[What you need to do]
Skip the pictures and extract all of the lines exactly as written.

[Dataset extract]
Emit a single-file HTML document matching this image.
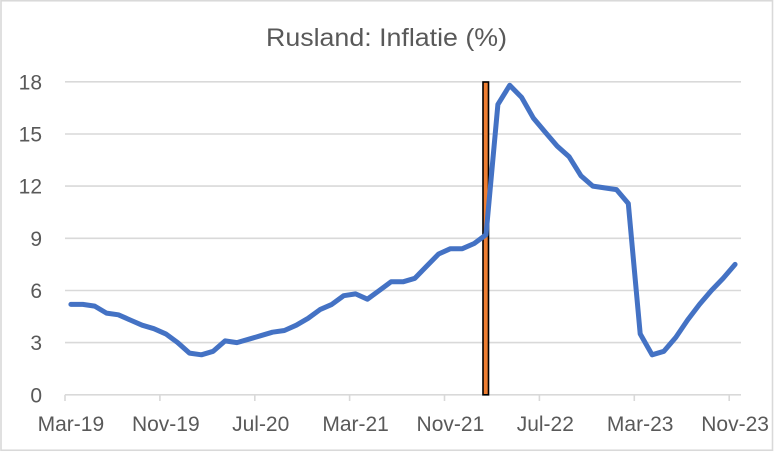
<!DOCTYPE html>
<html>
<head>
<meta charset="utf-8">
<style>
html,body{margin:0;padding:0;background:#fff;}
svg{display:block;}
text{font-family:"Liberation Sans",Arial,sans-serif;fill:#595959;}
</style>
</head>
<body>
<svg width="774" height="452" viewBox="0 0 774 452" xmlns="http://www.w3.org/2000/svg">
  <rect x="0" y="0" width="774" height="452" fill="#fff"/>
  <rect x="1" y="0.75" width="771.5" height="449.5" fill="none" stroke="#d9d9d9" stroke-width="1.6"/>

  <text x="386.5" y="46" font-size="25" text-anchor="middle" textLength="241" lengthAdjust="spacingAndGlyphs">Rusland: Inflatie (%)</text>

  <!-- gridlines -->
  <g stroke="#d9d9d9" stroke-width="1.6">
    <line x1="65" y1="81.8" x2="741" y2="81.8"/>
    <line x1="65" y1="134" x2="741" y2="134"/>
    <line x1="65" y1="186.1" x2="741" y2="186.1"/>
    <line x1="65" y1="238.3" x2="741" y2="238.3"/>
    <line x1="65" y1="290.5" x2="741" y2="290.5"/>
    <line x1="65" y1="342.6" x2="741" y2="342.6"/>
    <line x1="65" y1="394.8" x2="741" y2="394.8"/>
  </g>
  <!-- ticks -->
  <g stroke="#d9d9d9" stroke-width="1.6">
    <line x1="65" y1="394.8" x2="65" y2="401"/>
    <line x1="159.9" y1="394.8" x2="159.9" y2="401"/>
    <line x1="254.8" y1="394.8" x2="254.8" y2="401"/>
    <line x1="349.6" y1="394.8" x2="349.6" y2="401"/>
    <line x1="444.5" y1="394.8" x2="444.5" y2="401"/>
    <line x1="539.4" y1="394.8" x2="539.4" y2="401"/>
    <line x1="634.3" y1="394.8" x2="634.3" y2="401"/>
    <line x1="729.2" y1="394.8" x2="729.2" y2="401"/>
  </g>

  <!-- y labels -->
  <g font-size="21" text-anchor="end">
    <text x="42" y="89.3">18</text>
    <text x="42" y="141.5">15</text>
    <text x="42" y="193.6">12</text>
    <text x="42" y="245.8">9</text>
    <text x="42" y="298">6</text>
    <text x="42" y="350.1">3</text>
    <text x="42" y="402.3">0</text>
  </g>

  <!-- x labels -->
  <g font-size="21" text-anchor="middle">
    <text x="70.9" y="431">Mar-19</text>
    <text x="165.8" y="431">Nov-19</text>
    <text x="260.7" y="431">Jul-20</text>
    <text x="355.6" y="431">Mar-21</text>
    <text x="450.4" y="431">Nov-21</text>
    <text x="545.3" y="431">Jul-22</text>
    <text x="640.2" y="431">Mar-23</text>
    <text x="735.1" y="431">Nov-23</text>
  </g>

  <!-- orange bar -->
  <rect x="483" y="82" width="5.5" height="312.8" fill="#ED7D31" stroke="#000" stroke-width="1.6"/>

  <!-- line -->
  <polyline fill="none" stroke="#4472C4" stroke-width="5" stroke-linejoin="round" stroke-linecap="round"
    points="70.9,304.4 82.8,304.4 94.7,306.1 106.5,313.1 118.4,314.8 130.2,320.0 142.1,325.2 153.9,328.7 165.8,333.9 177.7,342.6 189.5,353.1 201.4,354.8 213.2,351.3 225.1,340.9 236.9,342.6 248.8,339.2 260.7,335.7 272.5,332.2 284.4,330.5 296.3,325.2 308.1,318.3 320.0,309.6 331.8,304.4 343.7,295.7 355.6,293.9 367.4,299.2 379.3,290.5 391.1,281.8 403.0,281.8 414.9,278.3 426.7,266.1 438.6,254.0 450.4,248.7 462.3,248.7 474.2,243.5 486.0,234.8 497.9,104.4 509.7,85.3 521.6,97.4 533.5,118.3 545.3,132.2 557.2,146.1 569.0,156.6 580.9,175.7 592.8,186.1 604.6,187.9 616.5,189.6 628.3,203.5 640.2,333.9 652.1,354.8 663.9,351.3 675.8,337.4 687.6,320.0 699.5,304.4 711.4,290.5 723.2,278.3 735.1,264.4"/>
</svg>
</body>
</html>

[The output]
Emit a single-file HTML document matching this image.
<!DOCTYPE html>
<html>
<head>
<meta charset="utf-8">
<style>
html,body{margin:0;padding:0;background:#fff;}
svg{display:block;}
text{font-family:"Liberation Sans",Arial,sans-serif;fill:#595959;}
</style>
</head>
<body>
<svg width="774" height="452" viewBox="0 0 774 452" xmlns="http://www.w3.org/2000/svg">
  <rect x="0" y="0" width="774" height="452" fill="#fff"/>
  <rect x="1" y="0.75" width="771.5" height="449.5" fill="none" stroke="#d9d9d9" stroke-width="1.6"/>

  <text x="386.5" y="46" font-size="25" text-anchor="middle" textLength="241" lengthAdjust="spacingAndGlyphs">Rusland: Inflatie (%)</text>

  <!-- gridlines -->
  <g stroke="#d9d9d9" stroke-width="1.6">
    <line x1="65" y1="81.8" x2="741" y2="81.8"/>
    <line x1="65" y1="134" x2="741" y2="134"/>
    <line x1="65" y1="186.1" x2="741" y2="186.1"/>
    <line x1="65" y1="238.3" x2="741" y2="238.3"/>
    <line x1="65" y1="290.5" x2="741" y2="290.5"/>
    <line x1="65" y1="342.6" x2="741" y2="342.6"/>
    <line x1="65" y1="394.8" x2="741" y2="394.8"/>
  </g>
  <!-- ticks -->
  <g stroke="#d9d9d9" stroke-width="1.6">
    <line x1="65" y1="394.8" x2="65" y2="401"/>
    <line x1="159.9" y1="394.8" x2="159.9" y2="401"/>
    <line x1="254.8" y1="394.8" x2="254.8" y2="401"/>
    <line x1="349.6" y1="394.8" x2="349.6" y2="401"/>
    <line x1="444.5" y1="394.8" x2="444.5" y2="401"/>
    <line x1="539.4" y1="394.8" x2="539.4" y2="401"/>
    <line x1="634.3" y1="394.8" x2="634.3" y2="401"/>
    <line x1="729.2" y1="394.8" x2="729.2" y2="401"/>
  </g>

  <!-- y labels -->
  <g font-size="21" text-anchor="end">
    <text x="42" y="89.3">18</text>
    <text x="42" y="141.5">15</text>
    <text x="42" y="193.6">12</text>
    <text x="42" y="245.8">9</text>
    <text x="42" y="298">6</text>
    <text x="42" y="350.1">3</text>
    <text x="42" y="402.3">0</text>
  </g>

  <!-- x labels -->
  <g font-size="21" text-anchor="middle">
    <text x="70.9" y="431">Mar-19</text>
    <text x="165.8" y="431">Nov-19</text>
    <text x="260.7" y="431">Jul-20</text>
    <text x="355.6" y="431">Mar-21</text>
    <text x="450.4" y="431">Nov-21</text>
    <text x="545.3" y="431">Jul-22</text>
    <text x="640.2" y="431">Mar-23</text>
    <text x="735.1" y="431">Nov-23</text>
  </g>

  <!-- orange bar -->
  <rect x="483" y="82" width="5.5" height="312.8" fill="#ED7D31" stroke="#000" stroke-width="1.6"/>

  <!-- line -->
  <polyline fill="none" stroke="#4472C4" stroke-width="5" stroke-linejoin="round" stroke-linecap="round"
    points="70.9,304.4 82.8,304.4 94.7,306.1 106.5,313.1 118.4,314.8 130.2,320.0 142.1,325.2 153.9,328.7 165.8,333.9 177.7,342.6 189.5,353.1 201.4,354.8 213.2,351.3 225.1,340.9 236.9,342.6 248.8,339.2 260.7,335.7 272.5,332.2 284.4,330.5 296.3,325.2 308.1,318.3 320.0,309.6 331.8,304.4 343.7,295.7 355.6,293.9 367.4,299.2 379.3,290.5 391.1,281.8 403.0,281.8 414.9,278.3 426.7,266.1 438.6,254.0 450.4,248.7 462.3,248.7 474.2,243.5 486.0,234.8 497.9,104.4 509.7,85.3 521.6,97.4 533.5,118.3 545.3,132.2 557.2,146.1 569.0,156.6 580.9,175.7 592.8,186.1 604.6,187.9 616.5,189.6 628.3,203.5 640.2,333.9 652.1,354.8 663.9,351.3 675.8,337.4 687.6,320.0 699.5,304.4 711.4,290.5 723.2,278.3 735.1,264.4"/>
</svg>
</body>
</html>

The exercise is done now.